Due interventi, in particolare, hanno segnato la linea:
- le risposte a interpello n. 144 e n. 145 dell’Agenzia delle Entrate, che hanno chiarito il trattamento fiscale dei redditi e l’autonomia dei trust esteri;
- la sentenza n. 18084/2025 della Cassazione, che ha stabilito i limiti di opponibilità del trust in caso di fallimento del disponente.
Insieme, queste pronunce mostrano come fisco e giurisprudenza italiana cerchino di bilanciare l’uso dei trust tra esigenze di pianificazione e tutela di creditori e Stato.
Cos’è un trust e come funziona
Il trust è un istituto nato nei Paesi di common law e riconosciuto in Italia dal 1992 con la ratifica della Convenzione dell’Aja (1985).
Funziona così:
- il disponente trasferisce parte del patrimonio a un trustee (gestore fiduciario);
- il trustee amministra quei beni non per sé, ma per i beneficiari, secondo le regole stabilite nell’atto istitutivo;
- talvolta un protector vigila sul trustee.
Effetto principale: segregazione patrimoniale. I beni in trust non fanno parte del patrimonio del disponente, né di quello del trustee o dei beneficiari, e in linea di principio non possono essere aggrediti dai loro creditori.
Il caso degli interpelli 144 e 145/2025
Struttura del trust
- regolato dalla legge inglese;
- trustee: società maltese autorizzata;
- protector: avvocato italiano indipendente;
- investment adviser: società svizzera autorizzata;
- beneficiari: moglie, figlia e discendenti;
- durata: 125 anni;
- disponente escluso da ogni beneficio (excluded person).
Dividendi: niente equiparazione alle società
- I dividendi distribuiti a non residenti sono tassati al 26%.
- Per società UE/SEE è prevista la riduzione all’1,20%.
- Il trustee sosteneva che il trust, fiscalmente assimilato a società a Malta, dovesse beneficiare della riduzione.
- L’Agenzia ha risposto no: il trust non ha forma societaria → dividendi tassati al 26%.
Plusvalenze: esenzione confermata
- Le plusvalenze su azioni italiane non sono tassate se il soggetto è residente in un Paese white list.

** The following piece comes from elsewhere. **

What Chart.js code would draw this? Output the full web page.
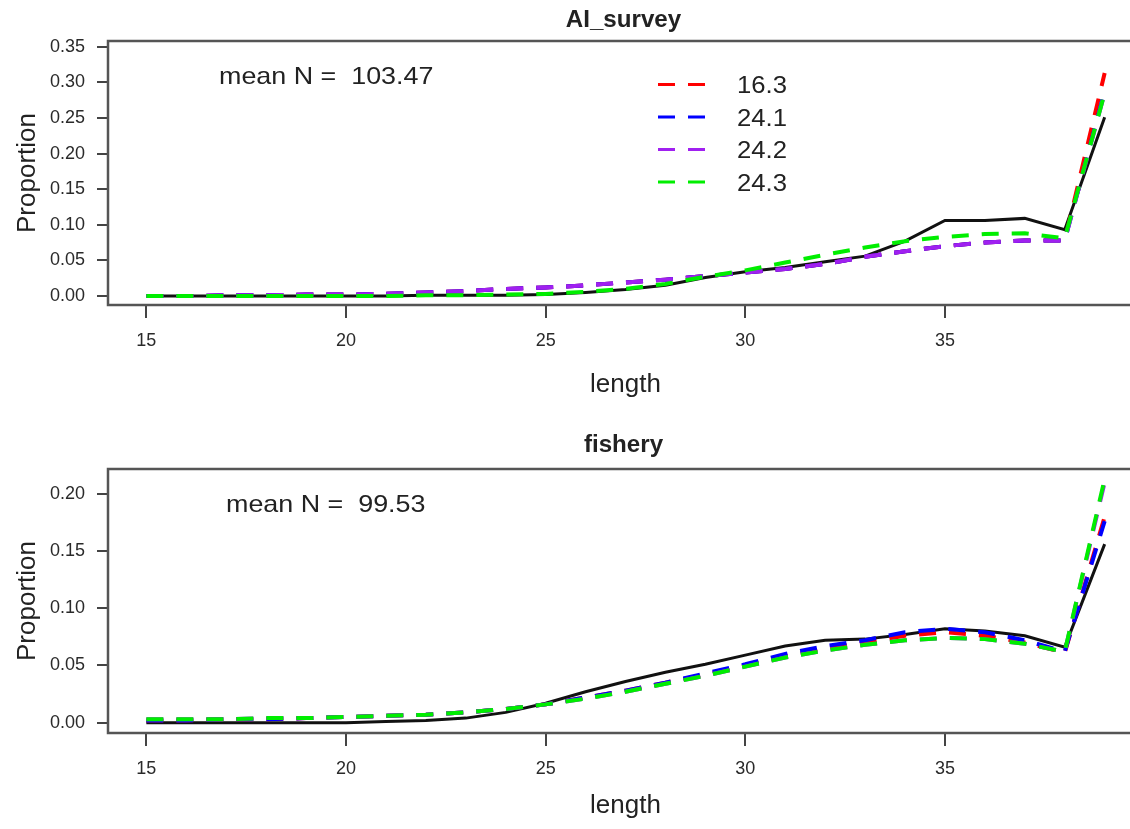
<!DOCTYPE html>
<html>
<head>
<meta charset="utf-8">
<script src="https://cdn.jsdelivr.net/npm/chart.js@4.4.0/dist/chart.umd.min.js"></script>
<style>
  html, body { margin: 0; padding: 0; background: #fff; overflow: hidden; }
  canvas { display: block; }
</style>
</head>
<body>
<canvas id="surveyChart" width="1148" height="415"></canvas>
<canvas id="fisheryChart" width="1148" height="414"></canvas>
<script>
// lengths and tick values
var lengths = [15,16,17,18,19,20,21,22,23,24,25,26,27,28,29,30,31,32,33,34,35,36,37,38,39];
var xTickValues = [15,20,25,30,35];
var surveyYTicks = [0,0.05,0.10,0.15,0.20,0.25,0.30,0.35];
var fisheryYTicks = [0,0.05,0.10,0.15,0.20];
var modelNames = ['16.3','24.1','24.2','24.3'];

// AI_survey proportions
var surveyObs = [0.000,0.000,0.000,0.000,0.000,0.000,0.000,0.001,0.001,0.001,0.002,0.005,0.009,0.015,0.026,0.034,0.040,0.048,0.056,0.077,0.106,0.106,0.109,0.093,0.251];
var survey163 = [0.000,0.000,0.001,0.001,0.002,0.002,0.003,0.005,0.007,0.010,0.012,0.015,0.019,0.023,0.028,0.033,0.038,0.045,0.055,0.063,0.070,0.075,0.078,0.078,0.313];
var survey241 = [0.000,0.000,0.001,0.001,0.002,0.002,0.003,0.005,0.007,0.010,0.012,0.015,0.019,0.023,0.028,0.033,0.038,0.045,0.055,0.063,0.070,0.075,0.078,0.078,0.288];
var survey242 = [0.000,0.000,0.001,0.001,0.002,0.002,0.003,0.005,0.007,0.010,0.012,0.015,0.019,0.023,0.028,0.033,0.038,0.045,0.055,0.063,0.070,0.075,0.078,0.078,0.285];
var survey243 = [0.000,0.000,0.000,0.000,0.000,0.000,0.000,0.001,0.001,0.002,0.003,0.006,0.010,0.017,0.027,0.036,0.047,0.058,0.068,0.077,0.083,0.087,0.088,0.081,0.285];
var surveyMeanN = '103.47';

// fishery proportions
var fisheryObs = [0.000,0.000,0.000,0.000,0.000,0.000,0.001,0.002,0.004,0.009,0.017,0.027,0.036,0.044,0.051,0.059,0.067,0.072,0.073,0.077,0.082,0.080,0.076,0.066,0.156];
var fishery163 = [0.002,0.002,0.003,0.003,0.004,0.005,0.006,0.007,0.009,0.012,0.016,0.022,0.028,0.035,0.042,0.050,0.058,0.065,0.070,0.076,0.079,0.076,0.070,0.061,0.180];
var fishery241 = [0.002,0.002,0.003,0.003,0.004,0.005,0.006,0.007,0.009,0.012,0.016,0.022,0.028,0.035,0.043,0.051,0.060,0.067,0.072,0.079,0.082,0.079,0.072,0.062,0.176];
var fishery242 = [0.003,0.003,0.003,0.004,0.004,0.005,0.006,0.007,0.009,0.012,0.016,0.021,0.027,0.034,0.041,0.049,0.057,0.063,0.068,0.072,0.074,0.073,0.069,0.062,0.210];
var fishery243 = [0.003,0.003,0.003,0.004,0.004,0.005,0.006,0.007,0.009,0.012,0.016,0.021,0.027,0.034,0.041,0.049,0.057,0.063,0.068,0.072,0.074,0.073,0.069,0.062,0.213];
var fisheryMeanN = '99.53';

var modelColors = ['#ff0000', '#0000ff', '#a020f0', '#00ee00'];
var fontFamily = "'Liberation Sans', Arial, sans-serif";
var dashPattern = [17, 13];

Chart.defaults.font.family = fontFamily;
Chart.defaults.color = '#222';

function toPoints(values) {
  return lengths.map(function (x, i) { return { x: x, y: values[i] }; });
}

function makeDatasets(obs, models) {
  var sets = [{
    label: 'observed',
    data: toPoints(obs),
    borderColor: '#111',
    borderWidth: 3,
    pointRadius: 0,
    order: 10
  }];
  models.forEach(function (m, i) {
    sets.push({
      label: modelNames[i],
      data: toPoints(m),
      borderColor: modelColors[i],
      borderWidth: 4,
      borderDash: dashPattern,
      pointRadius: 0,
      order: 4 - i
    });
  });
  return sets;
}

// text slightly stretched sideways, like the wide lettering of the original
function wideText(ctx, text, x, y, stretch, align) {
  ctx.save();
  ctx.translate(x, y);
  ctx.scale(stretch, 1);
  ctx.textAlign = align;
  ctx.fillText(text, 0, 0);
  ctx.restore();
}

// box, title, mean N and legend drawn on top of the plot
var panelDecor = {
  id: 'panelDecor',
  afterDatasetsDraw: function (chart, args, opts) {
    var ctx = chart.ctx, a = chart.chartArea;
    ctx.save();
    ctx.lineWidth = 2.5;
    ctx.strokeStyle = '#555';
    ctx.strokeRect(a.left, a.top, a.right - a.left, a.bottom - a.top);

    ctx.fillStyle = '#222';
    ctx.textBaseline = 'alphabetic';
    ctx.font = 'bold 23px ' + fontFamily;
    wideText(ctx, opts.title, (a.left + a.right) / 2 - 2, opts.titleY, 1.05, 'center');

    ctx.font = '24px ' + fontFamily;
    wideText(ctx, 'mean N =  ' + opts.meanN, opts.meanX, opts.meanY, 1.12, 'left');

    if (opts.legend) {
      chart.data.datasets.forEach(function (ds) {
        var idx = modelNames.indexOf(ds.label);
        if (idx < 0) return;
        var y = 84.5 + idx * 32.5;
        ctx.setLineDash(dashPattern);
        ctx.lineWidth = 3;
        ctx.strokeStyle = ds.borderColor;
        ctx.beginPath();
        ctx.moveTo(658, y);
        ctx.lineTo(705, y);
        ctx.stroke();
        ctx.setLineDash([]);
        ctx.fillStyle = '#222';
        ctx.font = '24px ' + fontFamily;
        wideText(ctx, ds.label, 737, y + 8.5, 1.07, 'left');
      });
    }
    ctx.restore();
  }
};

function makeOptions(cfg) {
  return {
    responsive: false,
    animation: false,
    events: [],
    layout: { padding: { top: cfg.plotTop, right: 5, bottom: 0, left: 0 } },
    plugins: {
      legend: { display: false },
      tooltip: { enabled: false },
      panelDecor: cfg.decor
    },
    elements: { line: { tension: 0, fill: false } },
    scales: {
      x: {
        type: 'linear',
        min: 14.04,
        max: 39.96,
        afterFit: function (s) { s.height = cfg.xAxisHeight; },
        afterBuildTicks: function (s) { s.ticks = xTickValues.map(function (v) { return { value: v }; }); },
        grid: { drawOnChartArea: false, drawTicks: true, tickLength: 13, color: '#444', lineWidth: 2 },
        border: { display: false },
        ticks: { font: { size: 18 }, color: '#2a2a2a', padding: 12, maxRotation: 0 },
        title: { display: true, text: 'length', font: { size: 26 }, color: '#222', padding: { top: 0, bottom: cfg.xTitlePad } }
      },
      y: {
        min: cfg.yMin,
        max: cfg.yMax,
        afterFit: function (s) { s.width = 108; },
        afterBuildTicks: function (s) { s.ticks = cfg.yTicks.map(function (v) { return { value: v }; }); },
        grid: { drawOnChartArea: false, drawTicks: true, tickLength: 11, color: '#444', lineWidth: 2 },
        border: { display: false },
        ticks: { font: { size: 18 }, color: '#2a2a2a', padding: 12, callback: function (v) { return v.toFixed(2); } },
        title: { display: true, text: 'Proportion', font: { size: 26 }, color: '#222', padding: { top: 12, bottom: 0 } }
      }
    }
  };
}

var surveyChart = new Chart(document.getElementById('surveyChart'), {
  type: 'line',
  data: { datasets: makeDatasets(surveyObs, [survey163, survey241, survey242, survey243]) },
  options: makeOptions({
    plotTop: 41, xAxisHeight: 110, xTitlePad: 15,
    yMin: -0.0126, yMax: 0.358, yTicks: surveyYTicks,
    decor: { title: 'AI_survey', titleY: 27, meanN: surveyMeanN, meanX: 219, meanY: 84, legend: true }
  }),
  plugins: [panelDecor]
});

var fisheryChart = new Chart(document.getElementById('fisheryChart'), {
  type: 'line',
  data: { datasets: makeDatasets(fisheryObs, [fishery163, fishery241, fishery242, fishery243]) },
  options: makeOptions({
    plotTop: 54, xAxisHeight: 96, xTitlePad: 8,
    yMin: -0.009, yMax: 0.2216, yTicks: fisheryYTicks,
    decor: { title: 'fishery', titleY: 37, meanN: fisheryMeanN, meanX: 226, meanY: 97, legend: false }
  }),
  plugins: [panelDecor]
});
</script>
</body>
</html>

- Poiché il trust è effettivamente soggetto a imposta a Malta, l’Agenzia ha riconosciuto l’esenzione → plusvalenze non tassate in Italia.

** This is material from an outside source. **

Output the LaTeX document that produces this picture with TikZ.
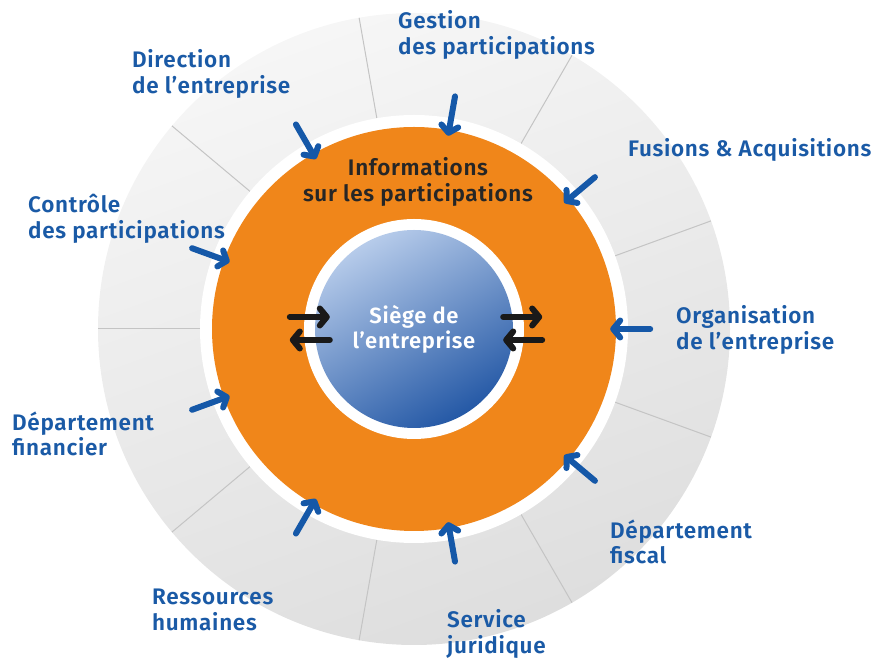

Interpello 145/2025: il rischio di interposizione
Quando un trust è “interposto”
Si parla di interposizione quando il disponente non si è davvero spossessato dei beni e continua a controllarli. In tal caso, il trust è solo una “scatola vuota” e i redditi si tassano in capo al disponente.
Il caso concreto
- disponente escluso dai benefici;
- trustee con pieni poteri;
- protector indipendente con facoltà di rimuovere il trustee;
- disponente senza poteri di revoca.
L’Agenzia ha riconosciuto un effettivo spossessamento. Il trust è soggetto autonomo, non interposto.
La Cassazione (sent. 18084/2025): trust e fallimento
Parallelamente, la Suprema Corte ha affrontato il tema dell’opponibilità del trust in caso di fallimento del disponente.
Il principio affermato
Le ragioni dei creditori prevalgono su quelle del trust.
Le regole stabilite
- L’atto istitutivo e i conferimenti devono avere data certa anteriore alla dichiarazione di fallimento (art. 2704 c.c.).

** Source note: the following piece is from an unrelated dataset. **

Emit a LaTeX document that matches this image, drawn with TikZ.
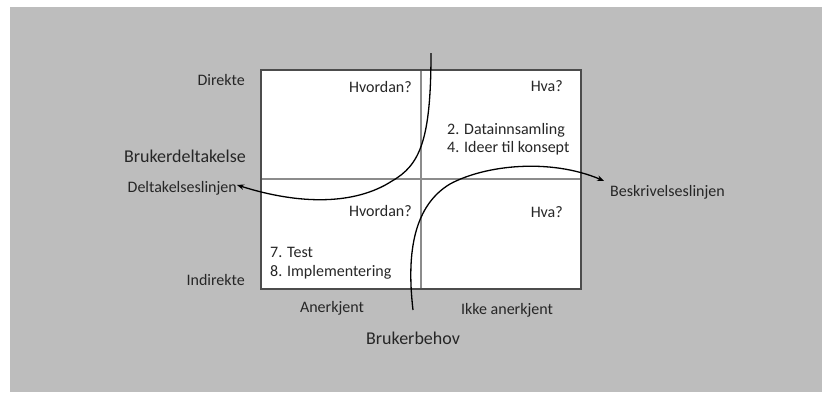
\documentclass[tikz,border=0pt]{standalone}
\usepackage{fontspec}
\setmainfont{Carlito}
\usetikzlibrary{arrows.meta}
\definecolor{bggray}{gray}{0.74}
\tikzset{
  lbl/.style={inner sep=0pt, text=black!85},
  biglbl/.style={lbl, font=\fontsize{18}{21}\selectfont},
  curve/.style={black, line width=1.3pt, -{Stealth[length=7pt,width=5.5pt]}},
  midline/.style={black!45, line width=1.5pt},
}

\begin{document}
\begin{tikzpicture}[x=1pt, y=-1pt, font=\fontsize{16}{18.5}\selectfont]
\useasboundingbox (0,0) rectangle (822,392);
\fill[white] (0,0) rectangle (822,392);
\fill[bggray] (10,7) rectangle (822,392);

\begin{scope}
\coordinate (bl) at (261,289);
\coordinate (tr) at (581,70);
\coordinate (m) at (421,179);

\fill[white] (bl) rectangle (tr);
\draw[midline] (m |- tr) -- (m |- bl);
\draw[midline] (m -| bl) -- (m -| tr);
\draw[black!70, line width=1.5pt] (bl) rectangle (tr);

% quadrants
\node[lbl, anchor=east] (hvordan1) at (412,87) {Hvordan?};
\node[lbl, anchor=east] (hva1) at (563,86) {Hva?};
\node[lbl, anchor=east] (hvordan2) at (412,211) {Hvordan?};
\node[lbl, anchor=east] (hva2) at (563,212) {Hva?};
\node[lbl, anchor=west, align=left] (steps1) at (447,139) {2. Datainnsamling\\4. Ideer til konsept};
\node[lbl, anchor=west, align=left] (steps2) at (270,263) {7. Test\\8. Implementering};

% axes
\node[lbl, anchor=east] (direkte) at (245,80) {Direkte};
\node[lbl, anchor=east] (indirekte) at (245,280) {Indirekte};
\node[biglbl, anchor=east] (deltak) at (246,156) {Brukerdeltakelse};
\node[lbl] (anerkjent) at (332,308) {Anerkjent};
\node[lbl] (ikke) at (507,310) {Ikke anerkjent};
\node[biglbl] (behov) at (413,338) {Brukerbehov};
\node[lbl, anchor=east] (dlinje) at (237,188) {Deltakelseslinjen};
\node[lbl, anchor=west] (blinje) at (610,192) {Beskrivelseslinjen};

\coordinate (ctop) at (431,53);
\coordinate (cbot) at (413,310);

\draw[curve] (ctop) .. controls (431,140) and (420,165) .. (392,181)
  .. controls (355,205) and (300,205) .. ([yshift=3pt]dlinje.east);
\draw[curve] (cbot) .. controls (406,250) and (415,205) .. (450,184)
  .. controls (485,165) and (550,158) .. ([shift={(-6pt,4pt)}]blinje.north west);
\end{scope}

\end{tikzpicture}
\end{document}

- Per gli immobili serve anche la trascrizione.
- Le norme italiane a tutela dei creditori (art. 45 legge fallimentare, azione revocatoria) si applicano anche ai trust regolati da leggi straniere.
- I giudici devono valutare la causa concreta e la meritevolezza del trust: se serve solo a frodare i creditori, è inopponibile.
Conclusione: il trust non è uno scudo assoluto contro i creditori.
Perché queste pronunce contano
Dal 2025 emergono quattro insegnamenti:
- Trattamento fiscale: niente agevolazioni sui dividendi, ma esenzione possibile sulle plusvalenze se in Paesi white list.
- Autonomia fiscale: un trust ben strutturato, con disponente escluso e governance indipendente, è riconosciuto come soggetto autonomo.
- Tutela dei creditori: anche i trust validi devono rispettare le regole italiane sull’opponibilità. In caso di fallimento, i creditori prevalgono.
- Meritevolezza: il discrimine è la serietà della struttura e delle finalità, sia sul piano fiscale che concorsuale.
Conclusione
Il 2025 ha segnato un punto di svolta:
- l’Agenzia delle Entrate ha ribadito che i trust seri e strutturati sono riconosciuti e rispettati;
- la Cassazione ha riaffermato che i creditori non possono essere sacrificati da trust usati come schermi di protezione indebita.
In sintesi, il messaggio che arriva è duplice:
- i trust possono essere strumenti validi di pianificazione patrimoniale e fiscale;
- ma devono essere costruiti con trasparenza e nel rispetto delle regole italiane, perché altrimenti rischiano di essere ignorati dal fisco e dai giudici.